What happens when it goes from 750rpms to 500-600rpms, does it then speed and start to rev?

What do you mean give it a little gas, do you mean you tap the pedal or do you mean you keep your foot on the pedal and it yet loses rpms?

 

If you have a vacuum leak and have had one since the start you need to revisit every vacuum line, gasket, and devise the engine has, and one that most don't even think about is the PCV valve, this valve should not effect the idle, so remove the hose connected to it and plug it with your finger, if it changes the idle go buy another one.

You also have a Weber, so unless you bought an intake manifold made for the Weber you also bought an adapter, did the adapter have 3 gaskets, one for between it and the intake manifold. one for in between the 2 adapter pieces, and one for between the top adapter piece and the Weber carb, you had all 3, correct?

When and if you had the intake manifold off and put it back on did you use a new gasket?
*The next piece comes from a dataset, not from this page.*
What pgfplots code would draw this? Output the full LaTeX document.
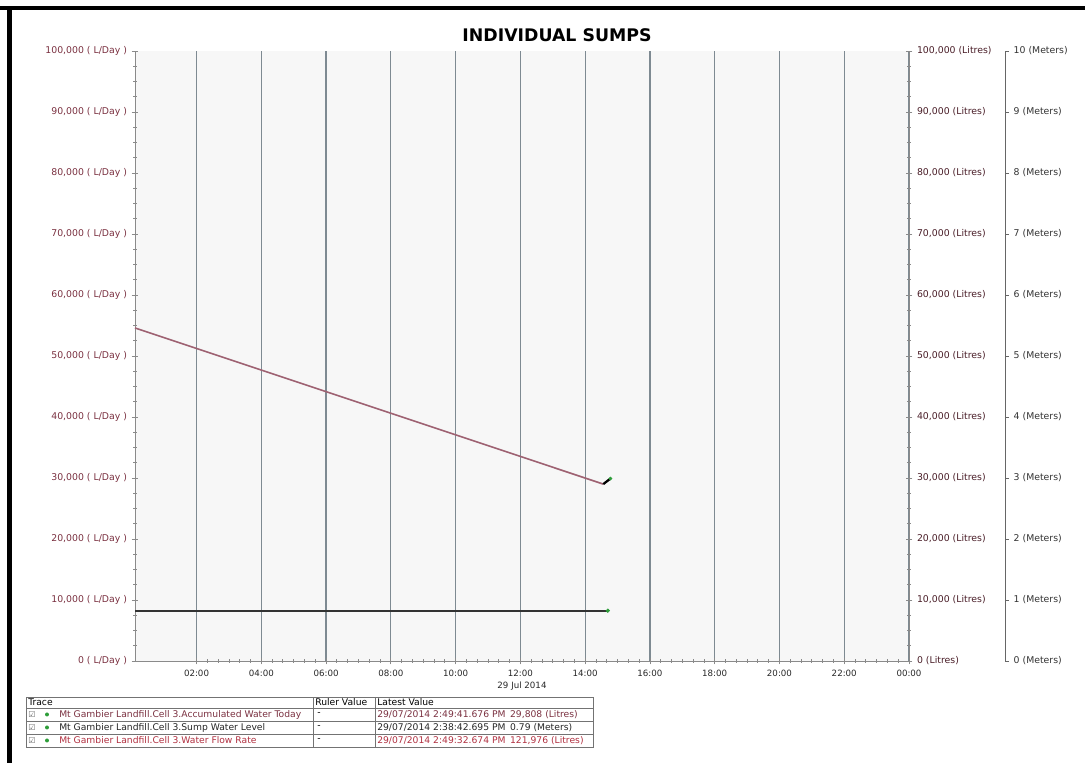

It is also time to check every vacuum fitting the engine has, if there are fittings that have a cap on them, remove the caps and plug it with your finger, is the idle different with your finger on it compared to when the cap was on it, if it is the same the cap is good, check every vacuum fitting this way, even the ones being used, did the Weber have more than one vacuum outlet on it, one was for the vacuum advance, did it have another one anywhere on the carb, did you put a cap on it if it did?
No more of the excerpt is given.